Climate-induced disruptions like drought can destabilize household and community livelihoods, particularly in low- and middle-income countries. This qualitative study explores the impact of severe and prolonged droughts on gendered livelihood transitions, women’s social and financial wellbeing, and sexual and reproductive health (SRH) outcomes in two Zambian provinces.
In September 2020, in-depth interviews (n = 20) and focus group discussions (n = 16) with 165 adult women and men in five drought-affected districts, as well as key informant interviews (n = 16) with civic leaders and healthcare providers, were conducted. A team-based thematic analysis approach, guided by the Framework Method, was used to code transcript text segments, facilitating identification and interpretation of salient thematic patterns.
Across districts, participants emphasized the toll drought had taken on their livelihoods and communities, leaving farming households with reduced income and food, with many turning to alternative income sources. Female-headed households were perceived as particularly vulnerable to drought, as women’s breadwinning and caregiving responsibilities increased, especially in households where women’s partners out-migrated in search of employment prospects. As household incomes declined, women and girls’ vulnerabilities increased: young children increasingly entered the workforce, and young girls were married when families could not afford school fees and struggled to support them financially. With less income due to drought, many participants could not afford travel to health facilities or would resort to purchasing health commodities, including family planning, from private retail pharmacies when unavailable from government facilities.

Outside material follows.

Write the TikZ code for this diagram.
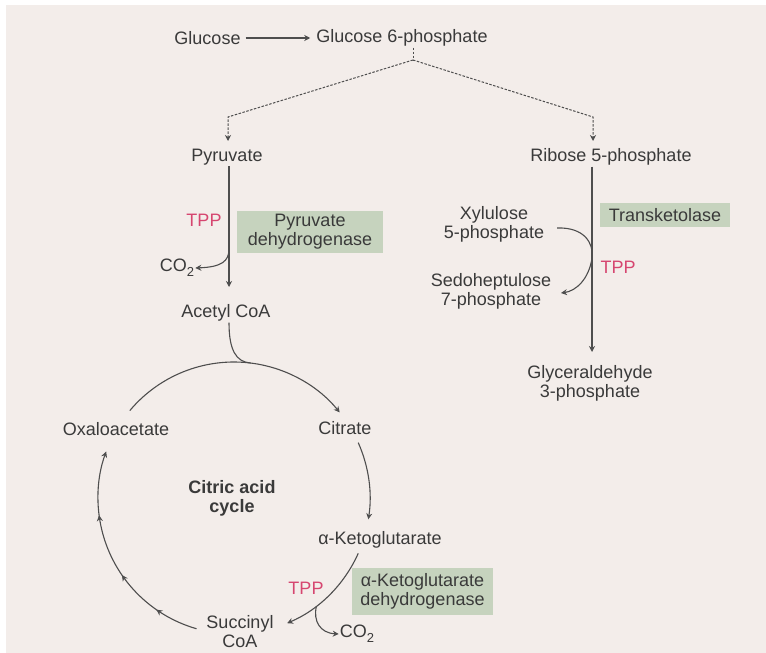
\documentclass[tikz,border=0pt]{standalone}
\usepackage{fontspec}
\setmainfont{Liberation Sans}
\usetikzlibrary{arrows.meta,calc,decorations.markings}
\definecolor{bgc}{RGB}{243,237,234}
\definecolor{ink}{RGB}{58,58,58}
\definecolor{lne}{RGB}{78,78,78}
\definecolor{tppc}{RGB}{214,70,112}
\definecolor{enzc}{RGB}{198,211,190}
\newcommand{\cotwo}{CO\raisebox{-0.3em}{\fontsize{13}{13}\selectfont 2}}
\begin{document}
\begin{tikzpicture}[x=1pt,y=1pt,
  font=\fontsize{18}{19}\selectfont,
  every node/.style={text=ink, align=center, inner sep=1pt},
  lin/.style={draw=lne, line width=1.1pt},
  arr/.style={-{Stealth[length=6pt,width=6pt,inset=2pt]}},
  dsh/.style={draw=lne, line width=1pt, dash pattern=on 2.5pt off 1.5pt},
  enzbox/.style={fill=enzc, inner sep=2pt},
  tpp/.style={text=tppc},
  midarr/.style={postaction={decorate}, decoration={markings,
     mark=at position 0.2 with {\arrow{Stealth[length=6pt,width=6pt,inset=2pt]}},
     mark=at position 0.42 with {\arrow{Stealth[length=6pt,width=6pt,inset=2pt]}},
     mark=at position 0.71 with {\arrow{Stealth[length=6pt,width=6pt,inset=2pt]}}}}
]
\useasboundingbox (0,0) rectangle (766,-653);
\fill[white] (0,0) rectangle (766,-653);
\fill[bgc] (6,-5) rectangle (766,-653);

% nodes
\node (glc) at (207.5,-38) {Glucose};
\node (g6p) at (402,-38) {Glucose 6-phosphate};
\node (pyr) at (227,-157) {Pyruvate};
\node (rib) at (611,-157) {Ribose 5-phosphate};
\node[tpp] (tpp1) at (204,-220) {TPP};
\node[enzbox, minimum width=146pt, minimum height=42pt] (pdh) at (310,-232) {Pyruvate\\dehydrogenase};
\node (co2a) at (177,-268) {\cotwo};
\node (acoa) at (226,-313) {Acetyl CoA};
\node (xyl) at (494,-224) {Xylulose\\5-phosphate};
\node (sed) at (491,-291) {Sedoheptulose\\7-phosphate};
\node[enzbox, minimum width=130pt, minimum height=24pt] (tk) at (665,-215) {Transketolase};
\node[tpp] (tpp2) at (618,-267) {TPP};
\node (gap) at (590,-383) {Glyceraldehyde\\3-phosphate};
\node (oaa) at (116,-429) {Oxaloacetate};
\node (cit) at (345,-428) {Citrate};
\node[font=\fontsize{18}{19}\selectfont\bfseries] (cac) at (232,-498) {Citric acid\\cycle};
\node (akg) at (380,-540) {α-Ketoglutarate};
\node[tpp] (tpp3) at (306,-588) {TPP};
\node[enzbox, minimum width=141pt, minimum height=47pt] (akgdh) at (422.5,-591.5) {α-Ketoglutarate\\dehydrogenase};
\node (suc) at (240,-632) {Succinyl\\CoA};
\node (co2b) at (357,-634) {\cotwo};

% coordinates
\coordinate (j) at (413,-60);
\coordinate (jl) at (228,-117);
\coordinate (jr) at (593,-117);
\coordinate (c) at (234,-498);

% glucose arrow
\draw[lin, arr, shorten <=4pt, shorten >=5pt] (glc.east) -- (g6p.west);

% dashed branches
\draw[dsh] (g6p.south -| j) -- (j);
\draw[dsh, arr] (j) -- (jl) -- (jl |- 0,-141);
\draw[dsh, arr] (j) -- (jr) -- (jr |- 0,-141);

% pyruvate -> acetyl CoA
\draw[lin, arr] (pyr.south -| 229,0) -- (229,-287);
\draw[lin, arr] (229,-249) .. controls (229,-261) and (222,-267) .. (co2a.east);

% ribose -> GAP
\draw[lin, arr] (rib.south -| 592,0) -- (592,-352);
\draw[lin, arr] (557,-228) .. controls (584,-227) and (594,-243) .. (592,-258)
                .. controls (589,-279) and (576,-291) .. (561,-293);

% acetyl CoA joins cycle
\draw[lin] (acoa.south -| 229,0) .. controls (229,-350) and (236,-362) .. ($(c)+(83:136)$);

% cycle arcs
\draw[lin, arr] ($(c)+(140:136)$) arc[start angle=140, end angle=39, radius=136];
\draw[lin, arr] ($(c)+(24:136)$) arc[start angle=24, end angle=-9, radius=136];
\draw[lin, arr] ($(c)+(-24:136)$) arc[start angle=-24, end angle=-67, radius=136];
\draw[lin, arr, midarr] ($(c)+(254:136)$) arc[start angle=254, end angle=160, radius=136];

% CO2 from alpha-KG
\draw[lin, arr] ($(c)+(-52.7:136)$) .. controls (313,-621) and (320,-633) .. (co2b.west);
\end{tikzpicture}
\end{document}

Most participants described changes in fertility intentions motivated by drought: women, in particular, expressed desires for smaller families, fearing drought would constrain their capacity to support larger families. While participants cited some ongoing activities in their communities to support climate change adaptation, most acknowledged current interventions were insufficient.
Drought highlighted persistent and unaddressed vulnerabilities in women, increasing demand for health services while shrinking household resources to access those services. Policy solutions are proposed to mitigate drought-induced challenges meaningfully and sustainably, and foster climate resilience.